Still, with so many records falling so fast, three-time Olympic champion Pieter van den Hoogenband captured the essence of the controversy: “This [suit] allows far less talented swimmers to go fast,” he told a French newspaper, adding that it made records meaningless.

But multiple-gold-medal-winner Gary Hall Jr., who also is a Speedo swimmer, cautioned against reading too much into the technology.

“Guys like Michael Phelps can roll out of bed in the morning in cutoffs and break the world record,” he said. “So . . . I don’t think you can give credit or fault to the suit. It is what it is. I think it’s a great suit; I think it’s an improvement. Is it the reason why records are being broken?
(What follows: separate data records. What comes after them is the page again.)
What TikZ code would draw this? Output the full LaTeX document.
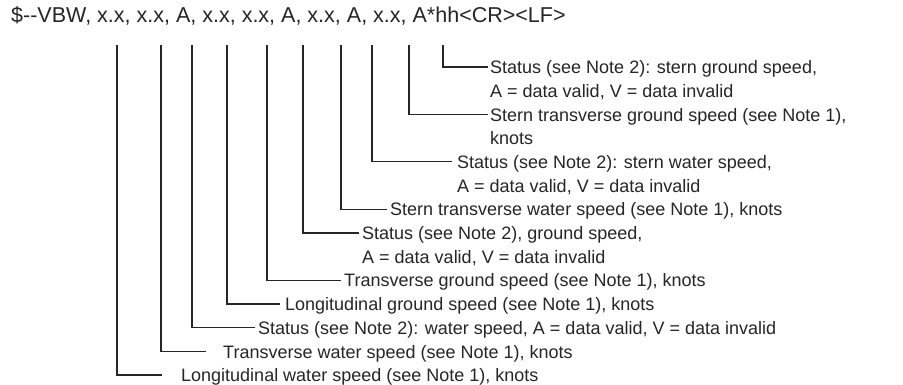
\documentclass[tikz,border=0pt]{standalone}
\usepackage{fontspec}
\setmainfont{Liberation Sans}
\usepackage{xcolor}
\usetikzlibrary{positioning}

\begin{document}
\begin{tikzpicture}[x=1pt,y=-1pt]
\tikzset{
  hd/.style={font=\fontsize{21.5}{24}\selectfont,text=black!85,inner sep=0pt,anchor=base west},
  lb/.style={font=\fontsize{18}{23.7}\selectfont,text=black!85,inner sep=0pt,anchor=north west,align=left},
  ld/.style={line width=1.3pt,draw=black!85}
}
\fill[white] (0,0) rectangle (903,384);
\useasboundingbox (0,0) rectangle (903,384);
\node[hd] (hdr) at (11,22) {\$-{}-VBW, x.x, x.x, A, x.x, x.x, A, x.x, A, x.x, A*hh<CR><LF>};
\coordinate (f1) at (117,45); \coordinate (f2) at (161,45); \coordinate (f3) at (192,45); \coordinate (f4) at (227,45); \coordinate (f5) at (267,45);
\coordinate (f6) at (303,45); \coordinate (f7) at (341,45); \coordinate (f8) at (372,45); \coordinate (f9) at (409,45); \coordinate (f10) at (443,45);
\node[lb] (t10) at (490,56.9) {\strut Status (see Note 2): stern ground speed,\\\strut A = data valid, V = data invalid};
\node[lb] (t9) at (490,104.3) {\strut Stern transverse ground speed (see Note 1),\\\strut knots};
\node[lb] (t8) at (457,151.7) {\strut Status (see Note 2): stern water speed,\\\strut A = data valid, V = data invalid};
\node[lb] (t7) at (390,199.1) {\strut Stern transverse water speed (see Note 1), knots};
\node[lb] (t6) at (362,222.8) {\strut Status (see Note 2), ground speed,\\\strut A = data valid, V = data invalid};
\node[lb] (t5) at (344,270.2) {\strut Transverse ground speed (see Note 1), knots};
\node[lb] (t4) at (285,293.9) {\strut Longitudinal ground speed (see Note 1), knots};
\node[lb] (t3) at (258,317.6) {\strut Status (see Note 2): water speed, A = data valid, V = data invalid};
\node[lb] (t2) at (223,341.3) {\strut Transverse water speed (see Note 1), knots};
\node[lb] (t1) at (181,365) {\strut Longitudinal water speed (see Note 1), knots};
\draw[ld] (f10) |- ([shift={(-2pt,-10.1pt)}]t10.north west); \draw[ld] (f9) |- ([shift={(-2pt,-10.1pt)}]t9.north west);
\draw[ld] (f8) |- ([shift={(-5pt,-10.1pt)}]t8.north west); \draw[ld] (f7) |- ([shift={(-3pt,-10.1pt)}]t7.north west);
\draw[ld] (f6) |- ([shift={(-3pt,-10.1pt)}]t6.north west); \draw[ld] (f5) |- ([shift={(-3pt,-10.1pt)}]t5.north west);
\draw[ld] (f4) |- ([shift={(-5pt,-10.1pt)}]t4.north west); \draw[ld] (f3) |- ([shift={(-3pt,-10.1pt)}]t3.north west);
\draw[ld] (f2) |- ([shift={(-17pt,-10.1pt)}]t2.north west); \draw[ld] (f1) |- ([shift={(-19pt,-10.1pt)}]t1.north west);
\end{tikzpicture}
\end{document}
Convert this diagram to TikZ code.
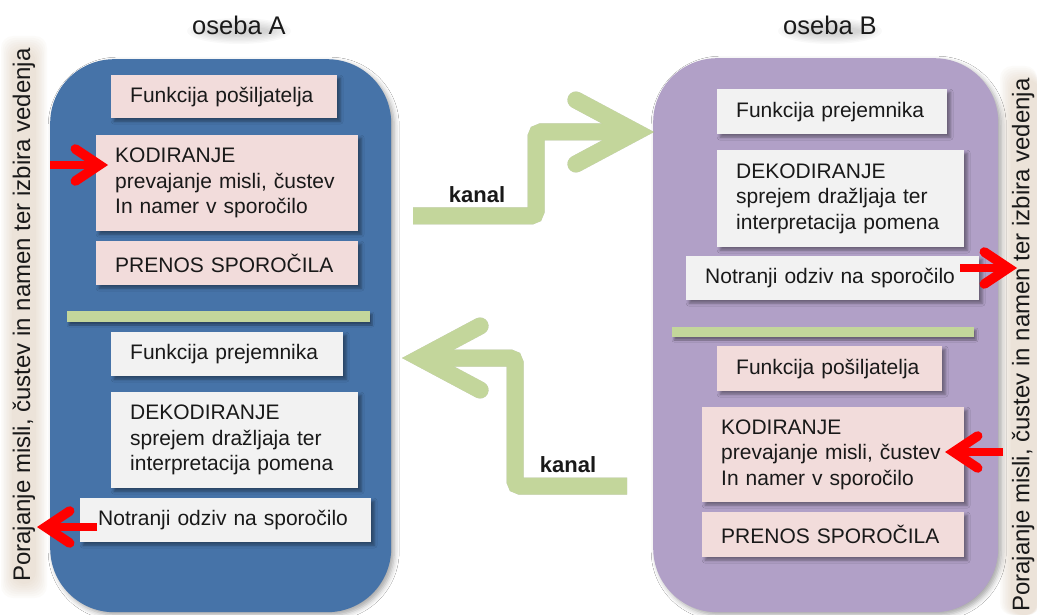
\documentclass[tikz,border=0pt]{standalone}
\usepackage{fontspec}
\setmainfont{Liberation Sans}
\usetikzlibrary{arrows.meta,shadows.blur}

\definecolor{personA}{RGB}{70,115,168}
\definecolor{personB}{RGB}{177,160,199}
\definecolor{pinkbox}{RGB}{242,220,219}
\definecolor{graybox}{RGB}{242,242,242}
\definecolor{kanalgreen}{RGB}{195,214,155}
\definecolor{glowtan}{RGB}{214,190,165}
\definecolor{ink}{RGB}{25,25,25}

\begin{document}
\begin{tikzpicture}[x=1pt,y=-1pt,
  person/.style={anchor=north west, rounded corners=64pt, inner sep=0pt,
    blur shadow={shadow xshift=3pt,shadow yshift=-3pt,shadow blur radius=5pt,shadow opacity=35}},
  card/.style={anchor=north west, inner xsep=19pt, inner ysep=0pt, align=left,
    text width=#1, text=ink, font=\fontsize{21}{25.5}\selectfont,
    blur shadow={shadow xshift=3pt,shadow yshift=-3pt,shadow blur radius=3pt,shadow opacity=40}},
  divider/.style={fill=kanalgreen,
    blur shadow={shadow xshift=2pt,shadow yshift=-3pt,shadow blur radius=2pt,shadow opacity=40}},
  title/.style={font=\fontsize{25.5}{30}\selectfont, text=ink},
  sidetext/.style={rotate=90, font=\fontsize{24}{28}\selectfont, text=ink},
  kanaltext/.style={font=\bfseries\fontsize{22}{26}\selectfont, text=ink},
  redarrow/.style={draw=red, line width=8pt,
    -{Straight Barb[length=24pt,width=32pt,line width=0pt 1.2,line cap=round,line join=miter]}},
  kanalarrow/.style={line width=17pt, rounded corners=5pt,
    -{Straight Barb[length=60pt,width=64pt,line width=0pt 1,line cap=round,line join=miter]}},
]
\useasboundingbox (0,0) rectangle (1037,615);
\fill[white] (0,0) rectangle (1037,615);

% soft tan glow behind the two side captions
\foreach \i in {0,...,7}{
  \fill[glowtan, opacity=0.06, rounded corners=12pt]
    (1+\i*1.6, 36+\i*2) rectangle (47-\i*1.6, 598-\i*2);
  \fill[glowtan, opacity=0.06, rounded corners=12pt]
    (1000+\i*1.6, 66+\i*2) rectangle (1037+\i*0.4, 615);
}

% the two persons
\node[person, fill=personA, minimum width=341pt, minimum height=553pt] (pA) at (50,59) {};
\node[person, fill=personB, minimum width=345pt, minimum height=554pt] (pB) at (653,58) {};

% soft shadows under the titles
\foreach \i in {0,...,6}{
  \fill[black, opacity=0.025] (239,31) ellipse ({52-\i*3.5} and {13-\i*1.4});
  \fill[black, opacity=0.025] (830,31) ellipse ({52-\i*3.5} and {13-\i*1.4});
}
\node[title] (tA) at (239,25) {oseba A};
\node[title] (tB) at (830,25) {oseba B};

% side captions
\node[sidetext] (sA) at (24,315) {Porajanje misli, čustev in namen ter izbira vedenja};
\node[sidetext] (sB) at (1023,345) {Porajanje misli, čustev in namen ter izbira vedenja};

% person A: sender part
\node[card=188pt, fill=pinkbox, minimum height=43pt] (a1) at (111,75) {\mbox{Funkcija pošiljatelja}};
\node[card=224pt, fill=pinkbox, minimum height=96pt] (a2) at (96,135)
  {KODIRANJE\\prevajanje misli, čustev\\In namer v sporočilo};
\node[card=224pt, fill=pinkbox, minimum height=44pt] (a3) at (96,241) {\mbox{PRENOS SPOROČILA}};
\path[divider] (67,311) rectangle (370,322);
% person A: receiver part
\node[card=194pt, fill=graybox, minimum height=44pt] (a4) at (111,332) {\mbox{Funkcija prejemnika}};
\node[card=209pt, fill=graybox, minimum height=96pt] (a5) at (111,392)
  {DEKODIRANJE\\sprejem dražljaja ter\\interpretacija pomena};
\node[card=255pt, fill=graybox, minimum height=44pt, inner xsep=18pt] (a6) at (80,498)
  {\mbox{Notranji odziv na sporočilo}};

% person B: receiver part
\node[card=192pt, fill=graybox, minimum height=45pt] (b1) at (717,89) {\mbox{Funkcija prejemnika}};
\node[card=209pt, fill=graybox, minimum height=97pt] (b2) at (717,150)
  {DEKODIRANJE\\sprejem dražljaja ter\\interpretacija pomena};
\node[card=255pt, fill=graybox, minimum height=44pt] (b3) at (686,256)
  {\mbox{Notranji odziv na sporočilo}};
\path[divider] (672,327) rectangle (974,337);
% person B: sender part
\node[card=187pt, fill=pinkbox, minimum height=45pt] (b4) at (717,346) {\mbox{Funkcija pošiljatelja}};
\node[card=224pt, fill=pinkbox, minimum height=95pt] (b5) at (702,407)
  {KODIRANJE\\prevajanje misli, čustev\\In namer v sporočilo};
\node[card=224pt, fill=pinkbox, minimum height=45pt] (b6) at (702,512) {\mbox{PRENOS SPOROČILA}};

% channel arrows between the persons, each with a soft offset shadow
\coordinate (k1s) at (413,216);
\coordinate (k1t) at (654,132);
\coordinate (k2s) at (627,486);
\coordinate (k2t) at (402,358);
\foreach \s/\o in {5/0.07,3/0.14}{
  \draw[kanalarrow, draw=black, opacity=\o, shift={(\s,\s+1)}] (k1s) -- ++(123,0) |- (k1t);
  \draw[kanalarrow, draw=black, opacity=\o, shift={(\s,\s+1)}] (k2s) -- ++(-112,0) |- (k2t);
}
\draw[kanalarrow, draw=kanalgreen] (k1s) -- ++(123,0) |- (k1t);
\draw[kanalarrow, draw=kanalgreen] (k2s) -- ++(-112,0) |- (k2t);
\node[kanaltext] (kan1) at (477,195) {kanal};
\node[kanaltext] (kan2) at (568,465) {kanal};

% red arrows between the captions and the boxes
\coordinate (r1s) at (50,165);
\coordinate (r1t) at (108,165);
\coordinate (r2s) at (97,527);
\coordinate (r2t) at (37,527);
\coordinate (r3s) at (960,268);
\coordinate (r3t) at (1017,268);
\coordinate (r4s) at (1003,452);
\coordinate (r4t) at (945,452);
\draw[redarrow] (r1s) -- (r1t);
\draw[redarrow] (r2s) -- (r2t);
\draw[redarrow] (r3s) -- (r3t);
\draw[redarrow] (r4s) -- (r4t);
\end{tikzpicture}
\end{document}
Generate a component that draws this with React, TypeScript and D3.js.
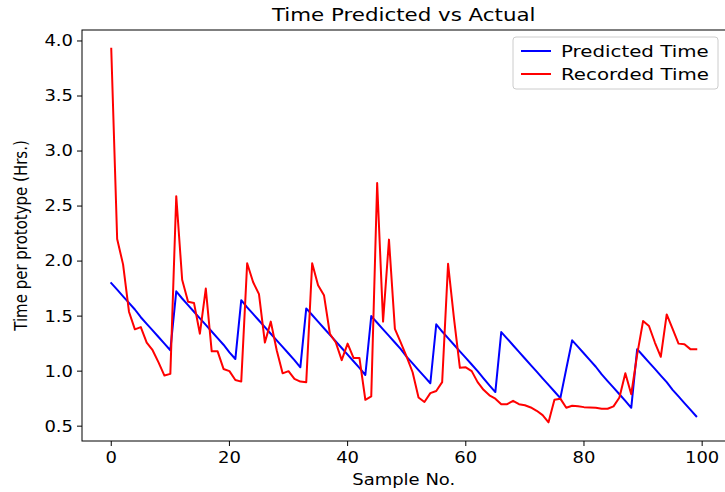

It’s debatable.”

Speedo is not alone in crafting increasingly high-tech suits. TYR Sport Inc. of Huntington Beach is out with its own, the Tracer Light, and could face the same criticism.

FINA will be meeting with apparel manufacturers next month in Britain during the world short-course championships. The summit was scheduled months ago, according to FINA, but the timing is perfect.

“On this occasion, we’ll be jointly reviewing the procedures and regulations for approval of swimwear, namely the issue of the thickness of the swimsuits,” FINA Executive Director Cornel Marculescu said in an e-mail to The Times.

Former Olympic swimmer Steve Furniss of TYR and Isaac of Commerce-based Speedo USA confirmed that FINA had been involved throughout their suits’ development.

“For us, it’s an ongoing process because we’re spending so much more than anybody else,” Isaac said.

“It’s not a process where we’re spending several million dollars trying to come up with a suit and then going to them, and they say, ‘Sorry.’

“We are going to them on a very regular basis with each of the steps, the fundamental components with the suit, before we’re going down a way that would not be ruled legal.”

Many of the complaints so far are from national federations that have deals with other manufacturers and contend that the LZR, which costs $550, creates an uneven playing field of the haves and have-nots.

“I think the criticism is sour grapes and understandable,” said Mark Schubert, USA Swimming National Team head coach. “Speedo’s put millions into research and other companies haven’t. They’re going to be kind of left holding the bag at this Olympics.”

Speedo is no stranger to controversy. In 2000 similar criticism surfaced about its Fastskin suit, which was said to minimize drag by 3%. FINA approved the suit, and its decision was upheld by the Swiss-based Court of Arbitration for Sport after a challenge from Australia.

Marculescu, asked if the governing body might consider revoking its approval of the LZR, replied:

“So far, all swimsuits are made from traditional materials such as Lycra, polyester, elastic or nylon. FINA will continue looking at this issue. However, to the best of our knowledge, the swimwear [has no added value in] achieving the best performances. We are not there yet.”

French swim officials, in particular, complain that the sport is beginning to resemble Formula One racing. The turbulent times for swimming and the focus on technology is reminiscent of the changes in tennis and golf, when wooden rackets and old-school clubs went to the back of the garage for good, replaced by their sleeker composite cousins.

“I’m an old swimmer,” said Furniss, who won a bronze medal in the 1972 Olympics. “An old guy who is old school in a lot of stuff. But the reality is you look at any sport, any equipment, whether it was a bamboo pole in the pole vault going to fiberglass. . . . In swimming we’re doing the same thing. We’re just doing it in the water.

“At the same time, you’ve still got to have fast engines to put people in it. At the end of the day, they’re all going to be wearing fast technology, but it’s still going to come down to racing.”

Hall, who will be attempting to win his third gold medal in the 50-meter freestyle, agreed, saying: “We’re in the golden age of swimming, undeniably.”

The golden age means that swimmers are spending 20 minutes contorting themselves into space-age suits. There is no stitching, and the pieces are bonded ultrasonically -- a patented process -- at a factory in Portugal. Low-drag panels are embedded into the fabric to compress the swimmer’s body.

Speedo said the suits have 5% less drag and are 4% faster in terms of starts, sprints and turns compared with last year’s model.

Eric Shanteau, a TYR swimmer who recently beat world-record-holder and former University of Texas teammate Brendan Hansen in the 200-meter breaststroke, agreed with Hall that suits are, well, suits.

“I mean, suits don’t perform miracles,” Shanteau said. “They can’t make a non-swimmer a world record holder.”

Natalie Coughlin, who broke her own world record in the 100-meter backstroke in Missouri, was not sure how much impact the suit had on her swim. But she rejected Van den Hoogenband’s assertions.

“I think that’s silly,” Coughlin said. “It doesn’t make records meaningless. . . . If that logic held, everyone would be breaking world records, and not everyone is breaking records. People like to create controversy.”

There is a line in the sand, so to speak, when it comes to the suits.

“We don’t even make it in sizes that fit 10- and 12-year-olds,” Isaac said. “This is not to take the place of coaches or workouts. If a parent comes up to me, ‘Should I be spending $500 on this to help Johnny be better?’ I’d say, ‘You’d be better off spending the money on lessons and coaching.’ ”


Special correspondent Phil Hersh contributed to this report.